Microbatching fills the pipeline: Split the batch into microbatches. Example: batch size 128 becomes 4 microbatches of 32.

Forward schedule:

Rank 0, for each microbatch: run layers 0 and 1, send activations to rank 1.

Rank 1, for each microbatch: recv activations from rank 0, run layers 2 and 3, store outputs.

With microbatches, rank 0 works on microbatch k+1 while rank 1 works on microbatch k.

Point-to-point primitives: send(tensor, dst_rank) sends a tensor. recv(tensor, src_rank) receives into a provided tensor. In simple code, these block. isend returns a handle for async sends.

Backward pass: The last stage computes loss and gradients, sends gradients back. Earlier stages backprop through their layers and send gradients further back.

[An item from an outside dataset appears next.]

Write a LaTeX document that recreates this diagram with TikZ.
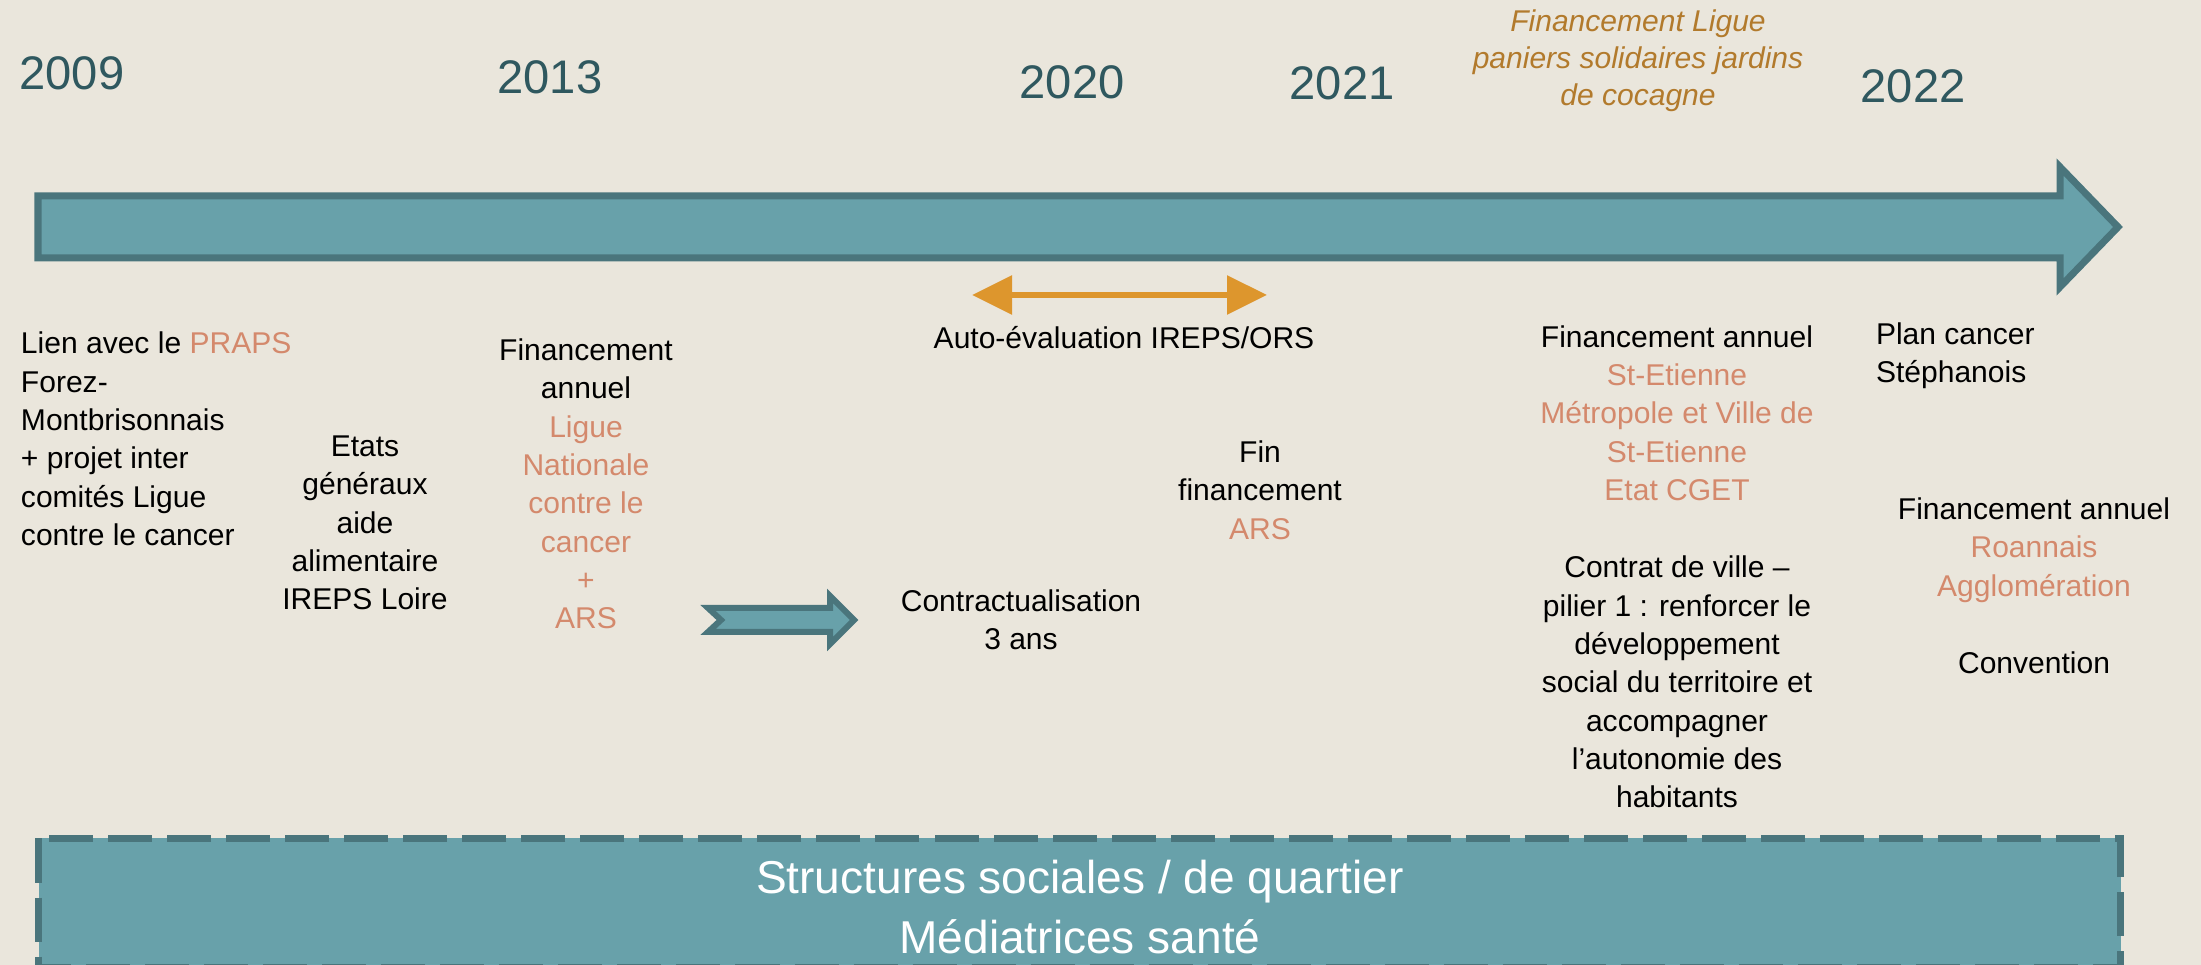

Safety rules: Every send needs a matching recv. Sends between the same pair preserve order. If a send has no matching recv, you deadlock.

Higher-Level Sharding with JAX

PyTorch often makes you write collectives directly.

In JAX with TPUs: you describe the model and its logical axes (batch, width, heads, sequence) and a sharding plan. You specify which axes are sharded or replicated. The compiler generates the required collectives.

Tools like Levanter express FSDP-like and tensor-parallel layouts by describing sharding. The compiler chooses the communication.

The Same Ideas Repeat

Memory and links form a speed ladder from small/fast to large/slow.

You want computation close to data. You want high FLOPs per byte moved. You want to overlap compute and communication.

Parallelism is choosing how to split the work:

• Data parallel splits the batch.
• Tensor parallel splits the hidden dimension.
• Pipeline parallel splits layers across ranks.
• Other axes exist too, like sequence length in attention.

Every design trades off three resources:

• Compute: sometimes cheaper to recompute than to store or move.
• Memory: activations and parameters consume limited GPU memory.
• Communication: moving tensors between devices is slow, so minimize it or hide it.

Hardware keeps improving. Models keep growing to fill it. The limits don't go away. Understanding these patterns is what lets you use the hardware well.